**Your objective**
Drop the images; return everything else in the listing below exactly.
-- start Material provided --
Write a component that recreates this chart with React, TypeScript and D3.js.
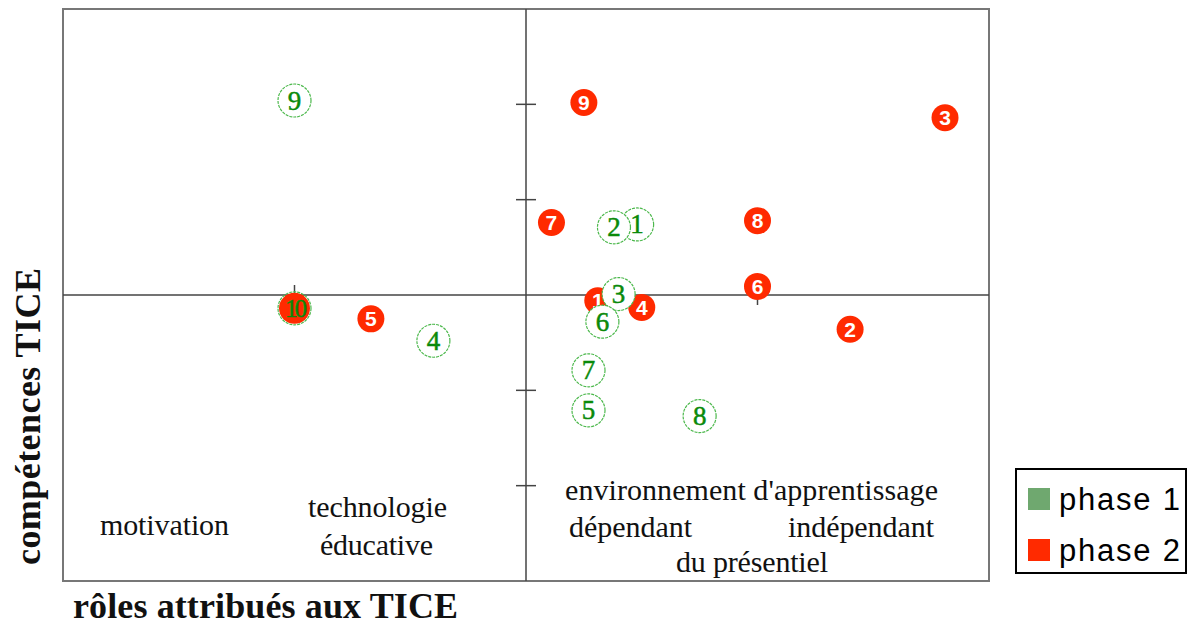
import React from "react";
import * as d3 from "d3";

// phase 1 (green rings) and phase 2 (red discs): coordinates in factorial plane
const phase1Labels = ["1", "2", "3", "4", "5", "6", "7", "8", "9", "10"];
const phase1X = [0.48, 0.38, 0.40, -0.40, 0.27, 0.33, 0.27, 0.75, -1.0, -1.0];
const phase1Y = [0.74, 0.71, 0.01, -0.48, -1.21, -0.28, -0.79, -1.27, 2.04, -0.14];

const phase2Labels = ["1", "2", "3", "4", "5", "6", "7", "8", "9", "10"];
const phase2X = [0.31, 1.40, 1.81, 0.50, -0.67, 1.0, 0.11, 1.0, 0.25, -1.0];
const phase2Y = [-0.06, -0.36, 1.86, -0.13, -0.25, 0.09, 0.76, 0.78, 2.02, -0.14];

const xTicks = [-1, 1];
const yTicks = [-2, -1, 1, 2];

const legendLabels = ["phase 1", "phase 2"];

const W = 1189;
const H = 623;

export default function App() {
  const x = d3.scaleLinear().domain([-2, 2]).range([63, 989]);
  const y = d3.scaleLinear().domain([-3, 3]).range([581, 9]);

  const green = "#0a8a0a";
  const ring = "#4cb84c";
  const red = "#ff2a00";
  const serif = "'Liberation Serif', 'Times New Roman', serif";
  const sans = "'Liberation Sans', Arial, sans-serif";

  const p1 = phase1Labels.map((l, i) => ({ l, x: x(phase1X[i]), y: y(phase1Y[i]) }));
  const p2 = phase2Labels.map((l, i) => ({ l, x: x(phase2X[i]), y: y(phase2Y[i]) }));

  const coincident = (a: { l: string; x: number; y: number }, list: { l: string; x: number; y: number }[]) =>
    list.some((q) => q.l === a.l && Math.hypot(q.x - a.x, q.y - a.y) < 5);

  return (
    <svg
      width={W}
      height={H}
      style={{ position: "absolute", left: 0, top: 0, background: "#fff" }}
    >
      {/* frame */}
      <rect x={63} y={9} width={926} height={572} fill="none" stroke="#777" strokeWidth={2} />
      {/* axes */}
      <line x1={x(-2)} x2={x(2)} y1={y(0)} y2={y(0)} stroke="#444" strokeWidth={1.5} />
      <line x1={x(0)} x2={x(0)} y1={y(3)} y2={y(-3)} stroke="#444" strokeWidth={1.5} />
      {yTicks.map((t) => (
        <line key={"yt" + t} x1={x(0) - 10} x2={x(0) + 10} y1={y(t)} y2={y(t)} stroke="#444" strokeWidth={1.5} />
      ))}
      {xTicks.map((t) => (
        <line key={"xt" + t} x1={x(t)} x2={x(t)} y1={y(0) - 10} y2={y(0) + 10} stroke="#444" strokeWidth={1.5} />
      ))}

      {/* quadrant captions */}
      <g fontFamily={serif} fontSize={30} fill="#111">
        <text x={100} y={535} textLength={129}>motivation</text>
        <text x={308} y={517} textLength={139}>technologie</text>
        <text x={320} y={555} textLength={113}>éducative</text>
        <text x={565} y={500} textLength={373}>environnement d'apprentissage</text>
        <text x={569} y={537} textLength={123}>dépendant</text>
        <text x={788} y={537} textLength={146}>indépendant</text>
        <text x={676} y={572} textLength={152}>du présentiel</text>
      </g>

      {/* phase 2 markers */}
      {p2.map((p) => {
        const shared = coincident(p, p1);
        return (
          <g key={"r" + p.l}>
            <circle cx={p.x} cy={p.y} r={shared ? 15.5 : 13.5} fill={red} />
            {!shared && (
              <text
                x={p.x}
                y={p.y + 7.5}
                textAnchor="middle"
                fontFamily={sans}
                fontWeight="bold"
                fontSize={21}
                fill="#fff"
              >
                {p.l}
              </text>
            )}
          </g>
        );
      })}

      {/* phase 1 markers */}
      {p1.map((p) => {
        const shared = coincident(p, p2);
        return (
          <g key={"g" + p.l}>
            <circle
              cx={p.x}
              cy={p.y}
              r={16.5}
              fill={shared ? "none" : "#fff"}
              stroke={ring}
              strokeWidth={1.2}
              strokeDasharray="3 1"
            />
            <text
              x={p.x}
              y={p.y + 9}
              textAnchor="middle"
              fontFamily={serif}
              fontSize={p.l.length > 1 ? 25 : 27}
              letterSpacing={p.l.length > 1 ? -3 : 0}
              stroke={green}
              strokeWidth={0.5}
              fill={green}
            >
              {p.l}
            </text>
          </g>
        );
      })}

      {/* axis titles */}
      <text x={73} y={618} fontFamily={serif} fontWeight="bold" fontSize={36} textLength={385} fill="#111">
        rôles attribués aux TICE
      </text>
      <text
        transform={`translate(40,565) rotate(-90)`}
        fontFamily={serif}
        fontWeight="bold"
        fontSize={36}
        textLength={297}
        fill="#111"
      >
        compétences TICE
      </text>

      {/* legend */}
      <rect x={1016} y={469} width={170} height={104} fill="#fff" stroke="#000" strokeWidth={2} />
      {legendLabels.map((l, i) => (
        <g key={l}>
          <rect x={1028} y={488 + i * 51} width={22} height={22} fill={i === 0 ? "#6fa86f" : red} />
          <text x={1059} y={510 + i * 51} fontFamily={sans} fontSize={31} textLength={121} fill="#000">
            {l}
          </text>
        </g>
      ))}
    </svg>
  );
}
-- end Material provided --
**Response for this exercise**
Write a component that recreates this chart with React, TypeScript and D3.js.
import React from "react";
import * as d3 from "d3";

// phase 1 (green rings) and phase 2 (red discs): coordinates in factorial plane
const phase1Labels = ["1", "2", "3", "4", "5", "6", "7", "8", "9", "10"];
const phase1X = [0.48, 0.38, 0.40, -0.40, 0.27, 0.33, 0.27, 0.75, -1.0, -1.0];
const phase1Y = [0.74, 0.71, 0.01, -0.48, -1.21, -0.28, -0.79, -1.27, 2.04, -0.14];

const phase2Labels = ["1", "2", "3", "4", "5", "6", "7", "8", "9", "10"];
const phase2X = [0.31, 1.40, 1.81, 0.50, -0.67, 1.0, 0.11, 1.0, 0.25, -1.0];
const phase2Y = [-0.06, -0.36, 1.86, -0.13, -0.25, 0.09, 0.76, 0.78, 2.02, -0.14];

const xTicks = [-1, 1];
const yTicks = [-2, -1, 1, 2];

const legendLabels = ["phase 1", "phase 2"];

const W = 1189;
const H = 623;

export default function App() {
  const x = d3.scaleLinear().domain([-2, 2]).range([63, 989]);
  const y = d3.scaleLinear().domain([-3, 3]).range([581, 9]);

  const green = "#0a8a0a";
  const ring = "#4cb84c";
  const red = "#ff2a00";
  const serif = "'Liberation Serif', 'Times New Roman', serif";
  const sans = "'Liberation Sans', Arial, sans-serif";

  const p1 = phase1Labels.map((l, i) => ({ l, x: x(phase1X[i]), y: y(phase1Y[i]) }));
  const p2 = phase2Labels.map((l, i) => ({ l, x: x(phase2X[i]), y: y(phase2Y[i]) }));

  const coincident = (a: { l: string; x: number; y: number }, list: { l: string; x: number; y: number }[]) =>
    list.some((q) => q.l === a.l && Math.hypot(q.x - a.x, q.y - a.y) < 5);

  return (
    <svg
      width={W}
      height={H}
      style={{ position: "absolute", left: 0, top: 0, background: "#fff" }}
    >
      {/* frame */}
      <rect x={63} y={9} width={926} height={572} fill="none" stroke="#777" strokeWidth={2} />
      {/* axes */}
      <line x1={x(-2)} x2={x(2)} y1={y(0)} y2={y(0)} stroke="#444" strokeWidth={1.5} />
      <line x1={x(0)} x2={x(0)} y1={y(3)} y2={y(-3)} stroke="#444" strokeWidth={1.5} />
      {yTicks.map((t) => (
        <line key={"yt" + t} x1={x(0) - 10} x2={x(0) + 10} y1={y(t)} y2={y(t)} stroke="#444" strokeWidth={1.5} />
      ))}
      {xTicks.map((t) => (
        <line key={"xt" + t} x1={x(t)} x2={x(t)} y1={y(0) - 10} y2={y(0) + 10} stroke="#444" strokeWidth={1.5} />
      ))}

      {/* quadrant captions */}
      <g fontFamily={serif} fontSize={30} fill="#111">
        <text x={100} y={535} textLength={129}>motivation</text>
        <text x={308} y={517} textLength={139}>technologie</text>
        <text x={320} y={555} textLength={113}>éducative</text>
        <text x={565} y={500} textLength={373}>environnement d'apprentissage</text>
        <text x={569} y={537} textLength={123}>dépendant</text>
        <text x={788} y={537} textLength={146}>indépendant</text>
        <text x={676} y={572} textLength={152}>du présentiel</text>
      </g>

      {/* phase 2 markers */}
      {p2.map((p) => {
        const shared = coincident(p, p1);
        return (
          <g key={"r" + p.l}>
            <circle cx={p.x} cy={p.y} r={shared ? 15.5 : 13.5} fill={red} />
            {!shared && (
              <text
                x={p.x}
                y={p.y + 7.5}
                textAnchor="middle"
                fontFamily={sans}
                fontWeight="bold"
                fontSize={21}
                fill="#fff"
              >
                {p.l}
              </text>
            )}
          </g>
        );
      })}

      {/* phase 1 markers */}
      {p1.map((p) => {
        const shared = coincident(p, p2);
        return (
          <g key={"g" + p.l}>
            <circle
              cx={p.x}
              cy={p.y}
              r={16.5}
              fill={shared ? "none" : "#fff"}
              stroke={ring}
              strokeWidth={1.2}
              strokeDasharray="3 1"
            />
            <text
              x={p.x}
              y={p.y + 9}
              textAnchor="middle"
              fontFamily={serif}
              fontSize={p.l.length > 1 ? 25 : 27}
              letterSpacing={p.l.length > 1 ? -3 : 0}
              stroke={green}
              strokeWidth={0.5}
              fill={green}
            >
              {p.l}
            </text>
          </g>
        );
      })}

      {/* axis titles */}
      <text x={73} y={618} fontFamily={serif} fontWeight="bold" fontSize={36} textLength={385} fill="#111">
        rôles attribués aux TICE
      </text>
      <text
        transform={`translate(40,565) rotate(-90)`}
        fontFamily={serif}
        fontWeight="bold"
        fontSize={36}
        textLength={297}
        fill="#111"
      >
        compétences TICE
      </text>

      {/* legend */}
      <rect x={1016} y={469} width={170} height={104} fill="#fff" stroke="#000" strokeWidth={2} />
      {legendLabels.map((l, i) => (
        <g key={l}>
          <rect x={1028} y={488 + i * 51} width={22} height={22} fill={i === 0 ? "#6fa86f" : red} />
          <text x={1059} y={510 + i * 51} fontFamily={sans} fontSize={31} textLength={121} fill="#000">
            {l}
          </text>
        </g>
      ))}
    </svg>
  );
}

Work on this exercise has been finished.